We headed out to the quarry.  Part of the quarry trail is made of soft, sandy footing. It's a great place to let the horses canter up the hill. But with the bitless bridles, Harley thinks the race is on and likes to tear up it, not so willing to slow down. Beware low branches and duck low on his neck! We need to trim some of the canopy! John rode ahead to get a picture of me. Harley began to prance, thinking Roley Girl was leaving with out him. Then I let him go. Here we are rounding the bend:

And then slowing down as we approach Rolex and John (about halfway up the hill). The race wasn't over yet--we still had to get to the top! Can you see that big grin on my face? Yes, we were having a blast!

After having discovered some different trails veering off in new directions, we decided to do a little exploring. One branch we discovered last week, dead-ended on Route 9, a busy east-westbound highway heading to the coast and I-95. But today we took another turn, literally the "road less traveled". A lot of mucky drainage probably keeps most of the ATV riders away. Our new route actually dumped us out on Cheney Woods Rd. From there, we knew to turn right for home--as did Harley. Even though it's a dirt road, it's quite stony. Since he's barefoot, Harley is not keen to walk on rocky, pebbly terrain. So rather than risk a stone bruise, I dismounted and walked him down the road until we reached the next trail junction. The old road bed is blocked by giant boulders, perfect to use for mounting blocks!

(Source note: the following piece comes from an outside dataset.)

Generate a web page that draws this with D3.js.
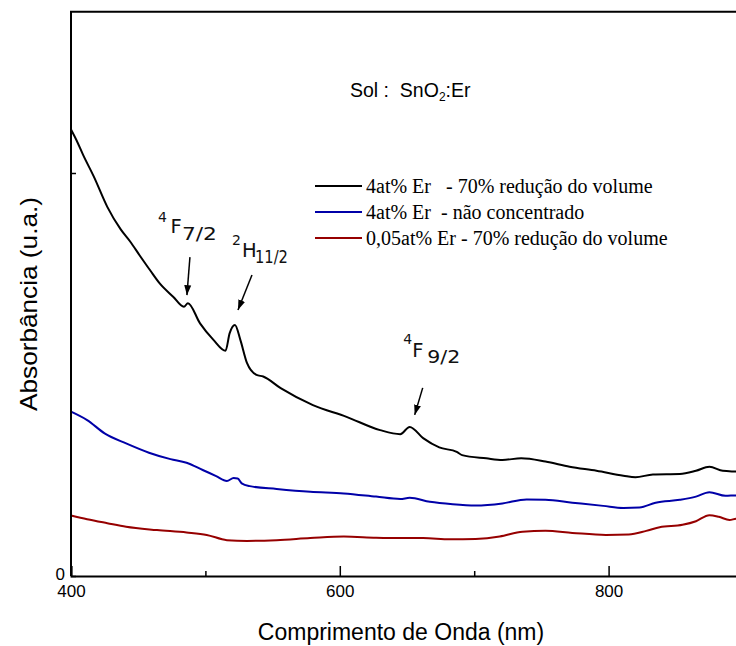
<!DOCTYPE html>
<html><head><meta charset="utf-8">
<script src="https://cdn.jsdelivr.net/npm/d3@7/dist/d3.min.js"></script>
<style>body{margin:0;background:#fff;overflow:hidden}</style>
</head><body>
<svg id="chart" width="736" height="646"></svg>
<script>
// ---- data ----
const seriesNames = ["4at% Er   - 70% redução do volume", "4at% Er  - não concentrado", "0,05at% Er - 70% redução do volume"];
const seriesColors = ["#000000", "#0000a8", "#960000"];

const blackX = [400,404,409,417,427,437,444,451,459,466,476,484,487,496,506,515,518,522,526,531,538,543,556,580,605,630,645,652,662,674,687,691,709,721,735,753,771,791,811,820,833,853,865,875,885,895,900];
const blackY = [1.108,1.082,1.045,0.991,0.916,0.860,0.830,0.796,0.758,0.726,0.693,0.668,0.677,0.627,0.586,0.559,0.602,0.623,0.586,0.528,0.499,0.495,0.466,0.424,0.395,0.362,0.352,0.370,0.342,0.319,0.308,0.300,0.292,0.288,0.292,0.284,0.271,0.261,0.249,0.245,0.252,0.253,0.261,0.271,0.261,0.259,0.258];

const blueX = [400,412,425,441,458,474,486,498,508,516,521,524,527,533,553,578,603,627,645,652,667,684,701,721,739,753,773,796,811,823,835,853,865,875,887,895,900];
const blueY = [0.408,0.387,0.354,0.329,0.306,0.290,0.281,0.263,0.248,0.236,0.243,0.242,0.230,0.223,0.216,0.209,0.205,0.197,0.191,0.194,0.184,0.178,0.175,0.180,0.190,0.189,0.182,0.174,0.169,0.170,0.182,0.189,0.197,0.208,0.199,0.200,0.200];

const redX = [400,412,427,441,464,486,501,516,531,553,578,603,627,645,662,682,701,719,736,753,773,798,815,828,838,855,865,875,882,890,895,900];
const redY = [0.150,0.141,0.131,0.122,0.114,0.108,0.102,0.089,0.087,0.089,0.094,0.098,0.095,0.094,0.094,0.091,0.092,0.098,0.110,0.112,0.107,0.102,0.103,0.112,0.121,0.127,0.136,0.151,0.147,0.139,0.142,0.141];

const xMajorTicks = [400, 600, 800];
const xMinorTicks = [500, 700, 900];
const yTicks = [0, 1];
const yTickLabels = ["0", ""];

// peak annotations
const peakNm = [487, 522, 652];
const peakAbs = [0.677, 0.623, 0.370];
const peakSup = ["4", "2", "4"];
const peakTerm = ["F", "H", "F"];
const peakSub = ["7/2", "11/2", "9/2"];

// ---- drawing ----
const svg = d3.select("#chart");
const x = d3.scaleLinear().domain([400, 900]).range([71, 743]);
const y = d3.scaleLinear().domain([0, 1]).range([576, 173]);
const yTop = 1.4;
const sans = "Arial, 'Liberation Sans', sans-serif";

const series = [
  {x: blackX, y: blackY},
  {x: blueX, y: blueY},
  {x: redX, y: redY}
];

const line = d3.line().x(d => d[0]).y(d => d[1]).curve(d3.curveMonotoneX);

series.forEach((s, i) => {
  const pts = s.x.map((v, j) => [x(v), y(s.y[j])]);
  svg.append("path").attr("d", line(pts))
    .attr("fill", "none").attr("stroke", seriesColors[i])
    .attr("stroke-width", 2).attr("stroke-linejoin", "round");
});

// frame
svg.append("path")
  .attr("d", `M${x(400)},${y(0)}V${y(yTop)}H${x(900)}`)
  .attr("fill", "none").attr("stroke", "#000").attr("stroke-width", 2);

// x axis
const gx = svg.append("g").attr("transform", `translate(0,${y(0)})`);
gx.call(d3.axisBottom(x).tickValues(xMajorTicks).tickSize(-10).tickPadding(9).tickFormat(d3.format("d")));
gx.append("g").call(d3.axisBottom(x).tickValues(xMinorTicks).tickSize(-5).tickFormat(""));
gx.selectAll(".domain").attr("stroke-width", 2);
gx.selectAll(".tick line").attr("stroke-width", 1.5);
gx.selectAll("text").attr("font-family", sans).attr("font-size", 17).attr("fill", "#000");
gx.selectAll("g g .domain").remove();

// y axis
const gy = svg.append("g").attr("transform", `translate(${x(400)},0)`);
gy.call(d3.axisLeft(y).tickValues(yTicks).tickSize(-5).tickPadding(6).tickFormat((d, i) => yTickLabels[i]));
gy.selectAll(".domain").remove();
gy.selectAll(".tick line").attr("stroke-width", 1.5);
gy.selectAll("text").attr("font-family", sans).attr("font-size", 17).attr("fill", "#000").attr("dy", "0.2em");

// axis titles
svg.append("text").attr("x", 401).attr("y", 640).attr("text-anchor", "middle")
  .attr("font-family", sans).attr("font-size", 23)
  .text("Comprimento de Onda (nm)");
svg.append("text").attr("transform", "translate(37,304) rotate(-90)").attr("text-anchor", "middle")
  .attr("font-family", sans).attr("font-size", 24)
  .attr("textLength", 214).attr("lengthAdjust", "spacingAndGlyphs")
  .text("Absorbância (u.a.)");

// sample label
const sol = svg.append("text").attr("x", 350).attr("y", 97)
  .attr("font-family", sans).attr("font-size", 19.5).style("white-space", "pre");
sol.append("tspan").text("Sol :  SnO");
sol.append("tspan").attr("font-size", 12).attr("dy", 4).text("2");
sol.append("tspan").attr("dy", -4).text(":Er");

// legend
const legend = svg.append("g").attr("transform", "translate(315,186)");
seriesNames.forEach((name, i) => {
  const g = legend.append("g").attr("transform", `translate(0,${i * 26})`);
  g.append("line").attr("x1", 0).attr("x2", 47).attr("y1", 0).attr("y2", 0)
    .attr("stroke", seriesColors[i]).attr("stroke-width", 2);
  g.append("text").attr("x", 51).attr("y", 6.5)
    .attr("font-family", "'Times New Roman', 'Liberation Serif', serif").attr("font-size", 20)
    .style("white-space", "pre")
    .text(name);
});

// annotations
const defs = svg.append("defs");
defs.append("marker").attr("id", "ah").attr("viewBox", "0 0 10 10").attr("refX", 10).attr("refY", 5)
  .attr("markerWidth", 10).attr("markerHeight", 10).attr("markerUnits", "userSpaceOnUse")
  .attr("orient", "auto")
  .append("path").attr("d", "M0,1.5L10,5L0,8.5Z").attr("fill", "#000");

const arrowFrom = [[2, -46], [17, -50], [13, -39]];
const arrowTo = [[-1, -8], [3, -15], [5, -12]];
const supOff = [[-30, -81], [-3, -80], [-6.5, -83]];
const termOff = [[-17.5, -70], [7, -68], [2.5, -70]];
const subOff = [[-6, -63], [20, -62], [17.5, -64]];
const subLen = [35, 33, 33];

peakNm.forEach((nm, i) => {
  const px = x(nm), py = y(peakAbs[i]);
  svg.append("line")
    .attr("x1", px + arrowFrom[i][0]).attr("y1", py + arrowFrom[i][1])
    .attr("x2", px + arrowTo[i][0]).attr("y2", py + arrowTo[i][1])
    .attr("stroke", "#000").attr("stroke-width", 1.5).attr("marker-end", "url(#ah)");
  const g = svg.append("g").attr("font-family", "'DejaVu Sans', sans-serif").attr("fill", "#111");
  g.append("text").attr("x", px + supOff[i][0]).attr("y", py + supOff[i][1])
    .attr("font-size", 14).text(peakSup[i]);
  g.append("text").attr("x", px + termOff[i][0]).attr("y", py + termOff[i][1])
    .attr("font-size", 19.5).text(peakTerm[i]);
  g.append("text").attr("x", px + subOff[i][0]).attr("y", py + subOff[i][1])
    .attr("font-size", 17).attr("textLength", subLen[i]).attr("lengthAdjust", "spacingAndGlyphs")
    .text(peakSub[i]);
});
</script>
</body></html>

We had to dismount again to cross a dicey old corduroy road in a swampy area. From then on, it was smooth sailing. We had our second fun canter up another hill whereupon Rolex just kept going and Harley, sure we should turn for home, reluctantly followed her, ear twitching to the side, pointed towards home. John pulled her up, Harley swung around and showed her the correct route. We got in a little jump over my favorite downed birch, then we walked them back out to the road for a cool down.
Another lovely weekend in the woods on horseback.